In assessing Tanzania's recently announced budget of TSh 49.3 trillion for the fiscal year 2024/25, it is crucial to understand a key concept: the real value of money is not in the numbers themselves but in their purchasing power.

To illustrate, consider this example: if you have TSh 1,000 which can buy two mangoes, and your friend has USD 3 which can buy ten mangoes, the USD 3 is more valuable despite the seemingly larger number represented by TSh 1,000. This principle applies to the analysis of national budgets as well.

The budget for the fiscal year 2023/2024 was TSh 44.38 trillion, equivalent to USD 19.28 billion at the time. In comparison, the budget for 2024/25 is TSh 49.34 trillion, which translates to USD 19.00 billion. On the surface, this appears to be an increase of TSh 4.96 trillion.

However, when viewed through the lens of purchasing power and currency value, it becomes apparent that the previous year's budget (USD 19.28 billion) was larger than this year's (USD 19.00 billion). The depreciation of the Tanzanian shilling has resulted in a decrease in the real value of the budget, despite the nominal increase in shilling terms.

In contrast, Kenya's budget for 2024/25 demonstrates a significant rise from KSh 3.95 trillion (USD 25.75 billion) in 2023/2024 to KSh 4.2 trillion (USD 32.0 billion) this year. This stark difference underscores the importance of considering currency value and purchasing power in budget analysis.

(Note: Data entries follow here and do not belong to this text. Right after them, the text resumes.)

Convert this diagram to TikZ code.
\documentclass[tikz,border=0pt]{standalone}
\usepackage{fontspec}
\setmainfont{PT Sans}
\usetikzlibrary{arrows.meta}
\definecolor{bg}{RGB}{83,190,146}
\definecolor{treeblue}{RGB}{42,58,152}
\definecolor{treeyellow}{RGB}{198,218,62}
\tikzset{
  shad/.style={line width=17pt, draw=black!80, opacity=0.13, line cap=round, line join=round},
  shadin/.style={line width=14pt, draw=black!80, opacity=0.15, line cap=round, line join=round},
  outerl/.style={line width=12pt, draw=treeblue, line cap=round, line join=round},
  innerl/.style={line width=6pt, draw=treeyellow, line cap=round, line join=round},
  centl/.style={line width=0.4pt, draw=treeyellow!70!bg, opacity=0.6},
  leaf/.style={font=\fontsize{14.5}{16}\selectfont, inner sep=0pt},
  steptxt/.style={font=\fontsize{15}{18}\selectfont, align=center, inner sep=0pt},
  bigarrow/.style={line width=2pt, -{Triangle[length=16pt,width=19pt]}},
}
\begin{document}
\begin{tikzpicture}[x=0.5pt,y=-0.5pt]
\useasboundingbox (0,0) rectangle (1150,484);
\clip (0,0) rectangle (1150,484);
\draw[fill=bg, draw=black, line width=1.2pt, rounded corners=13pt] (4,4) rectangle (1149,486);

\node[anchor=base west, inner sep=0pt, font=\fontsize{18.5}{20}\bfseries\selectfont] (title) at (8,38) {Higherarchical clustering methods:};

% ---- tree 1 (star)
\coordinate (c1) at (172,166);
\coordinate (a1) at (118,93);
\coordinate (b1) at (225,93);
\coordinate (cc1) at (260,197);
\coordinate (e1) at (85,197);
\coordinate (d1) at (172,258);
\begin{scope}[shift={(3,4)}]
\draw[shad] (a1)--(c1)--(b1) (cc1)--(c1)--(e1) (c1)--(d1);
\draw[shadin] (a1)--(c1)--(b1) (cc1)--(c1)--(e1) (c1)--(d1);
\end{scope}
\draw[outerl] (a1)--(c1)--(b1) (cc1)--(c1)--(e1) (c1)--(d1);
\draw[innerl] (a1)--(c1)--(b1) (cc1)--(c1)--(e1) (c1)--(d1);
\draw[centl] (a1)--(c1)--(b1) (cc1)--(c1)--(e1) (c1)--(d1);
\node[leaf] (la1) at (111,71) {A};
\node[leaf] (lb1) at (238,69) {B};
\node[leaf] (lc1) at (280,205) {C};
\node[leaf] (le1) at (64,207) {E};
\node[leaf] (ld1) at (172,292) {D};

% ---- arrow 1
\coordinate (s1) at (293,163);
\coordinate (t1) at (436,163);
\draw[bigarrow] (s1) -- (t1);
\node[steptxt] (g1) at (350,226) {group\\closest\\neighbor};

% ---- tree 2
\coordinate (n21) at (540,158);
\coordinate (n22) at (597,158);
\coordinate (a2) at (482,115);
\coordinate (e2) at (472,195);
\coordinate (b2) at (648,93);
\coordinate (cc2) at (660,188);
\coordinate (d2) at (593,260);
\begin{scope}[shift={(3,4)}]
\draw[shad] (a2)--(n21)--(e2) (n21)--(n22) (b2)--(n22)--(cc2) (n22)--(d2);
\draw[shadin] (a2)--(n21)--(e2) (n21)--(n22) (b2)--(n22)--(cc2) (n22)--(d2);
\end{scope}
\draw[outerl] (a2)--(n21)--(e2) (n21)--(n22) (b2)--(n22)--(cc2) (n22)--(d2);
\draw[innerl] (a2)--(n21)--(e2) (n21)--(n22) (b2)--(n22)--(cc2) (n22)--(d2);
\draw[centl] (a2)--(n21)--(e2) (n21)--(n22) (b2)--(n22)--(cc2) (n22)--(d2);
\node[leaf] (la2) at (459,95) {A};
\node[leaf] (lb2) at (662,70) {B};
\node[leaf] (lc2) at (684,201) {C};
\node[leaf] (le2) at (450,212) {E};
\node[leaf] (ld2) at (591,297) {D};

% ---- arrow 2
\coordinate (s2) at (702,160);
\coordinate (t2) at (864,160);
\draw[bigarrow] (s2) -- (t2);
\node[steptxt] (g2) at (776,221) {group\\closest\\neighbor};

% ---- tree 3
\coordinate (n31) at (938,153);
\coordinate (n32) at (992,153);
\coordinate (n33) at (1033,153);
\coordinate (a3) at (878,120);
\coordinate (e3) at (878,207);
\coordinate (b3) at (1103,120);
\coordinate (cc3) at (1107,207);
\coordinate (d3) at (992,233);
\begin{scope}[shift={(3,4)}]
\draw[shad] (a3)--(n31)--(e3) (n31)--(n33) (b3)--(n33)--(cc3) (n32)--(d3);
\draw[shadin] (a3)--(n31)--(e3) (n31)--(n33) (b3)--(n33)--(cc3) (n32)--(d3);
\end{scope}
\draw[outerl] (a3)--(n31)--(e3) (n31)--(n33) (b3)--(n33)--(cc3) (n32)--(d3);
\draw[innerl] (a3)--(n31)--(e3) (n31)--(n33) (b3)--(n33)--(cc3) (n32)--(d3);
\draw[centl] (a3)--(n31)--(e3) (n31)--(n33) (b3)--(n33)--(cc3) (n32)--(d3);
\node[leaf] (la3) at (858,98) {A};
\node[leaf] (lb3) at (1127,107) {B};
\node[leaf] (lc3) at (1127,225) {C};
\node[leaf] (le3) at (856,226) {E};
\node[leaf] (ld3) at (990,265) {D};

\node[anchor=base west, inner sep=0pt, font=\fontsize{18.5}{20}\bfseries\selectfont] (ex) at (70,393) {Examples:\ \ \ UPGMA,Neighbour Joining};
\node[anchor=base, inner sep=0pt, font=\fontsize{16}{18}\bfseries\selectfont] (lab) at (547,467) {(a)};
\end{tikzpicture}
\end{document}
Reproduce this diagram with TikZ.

According to Dr. Chris Cyrilo, an economist based in Dar es Salaam, "Despite the nominal increase in the budget, the depreciation of the Tanzanian shilling has meant that the actual purchasing power, when converted to USD, has decreased. Last year's budget was USD 19.28 billion, while this year's stands at USD 19.00 billion."

This understanding is essential for accurately interpreting the implications of Tanzania's budget changes. While the numbers suggest an increase, the actual value in terms of purchasing power and economic impact tells a different story. The nominal growth in the budget does not equate to an increase in economic capacity or resources available for development projects and public services.

Tanzania’s national debt has surged to TSh 91.7 trillion by March 2024, up from TSh 77 trillion the previous year, marking a 19.1 percent increase, according to Minister for Planning and Investment, Professor Kitila Mkumbo.

 “The increase in debt is attributed to the government’s continued receipt of funds from existing and new loans to finance development projects, including infrastructure such as roads, railways, airports, electricity, and water,” Prof. Mkumbo informed lawmakers while presenting a National Economic Status Report.

Despite the escalating debt, Tanzania has been announced as a middle-income economy, a significant milestone for the nation.

This status reflects substantial progress in economic development, yet it also brings challenges, particularly in managing high debt levels. Tanzania joins other African countries grappling with high debt, including Zambia, Mozambique, and Angola, where debt burdens have impacted economic stability and growth.

Managing the balance between development and debt sustainability will be crucial for Tanzania. As the government continues to invest in critical infrastructure and social services, ensuring effective debt management and fostering economic resilience will be key to sustaining its middle-income status and achieving long-term development goals.